Question

a pump allows water to flow into a tank at the rate of $r(t) = 3t$ liters per minute, where $t$ is the time in minutes since the pump was turned on. which of the following defines a function that measures the accumulation of water in the tank during the time period from $t = 1$ to $t = x$ as the variable $x$ moves along the $t$-axis as shown in the figure above?\
\
a $f(x) = 3x$\
\
b $f(x) = 1 + 3x$\
\
c $f(x) = \int_{0}^{x} 3t dt$\
\
d $f(x) = \int_{1}^{x} 3t dt$

Explanation:

Step1: Recall the concept of accumulation function

The accumulation of a quantity with a rate function \( r(t) \) over an interval \([a, x]\) is given by the definite integral of the rate function from \( a \) to \( x \), i.e., \( f(x)=\int_{a}^{x}r(t)dt \).

Step2: Identify the interval and rate function

Here, the rate function is \( r(t) = 3t \) liters per minute, and the interval is from \( t = 1 \) to \( t = x \). So, the accumulation function \( f(x) \) should be the integral of \( 3t \) with respect to \( t \) from \( 1 \) to \( x \).

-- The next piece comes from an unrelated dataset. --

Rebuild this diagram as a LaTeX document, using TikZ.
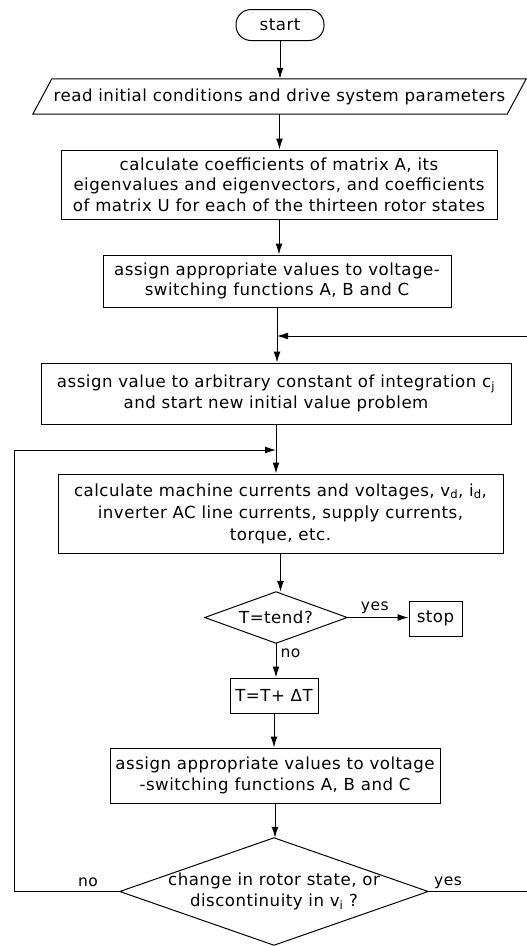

Step3: Analyze each option

• Option A: \( f(x)=3x \) is just the rate function evaluated at \( x \), not the accumulation. So, A is incorrect.
• Option B: \( f(x)=1 + 3x \) is a linear function, not related to the integral of the rate function. So, B is incorrect.
• Option C: The integral is from \( 0 \) to \( x \), but we need the interval from \( 1 \) to \( x \). So, C is incorrect.
• Option D: The integral \( \int_{1}^{x}3t\ dt \) represents the accumulation of water from \( t = 1 \) to \( t = x \) with rate \( r(t)=3t \). So, D is correct.

Answer:

D. \( f(x)=\int_{1}^{x}3t\ dt \)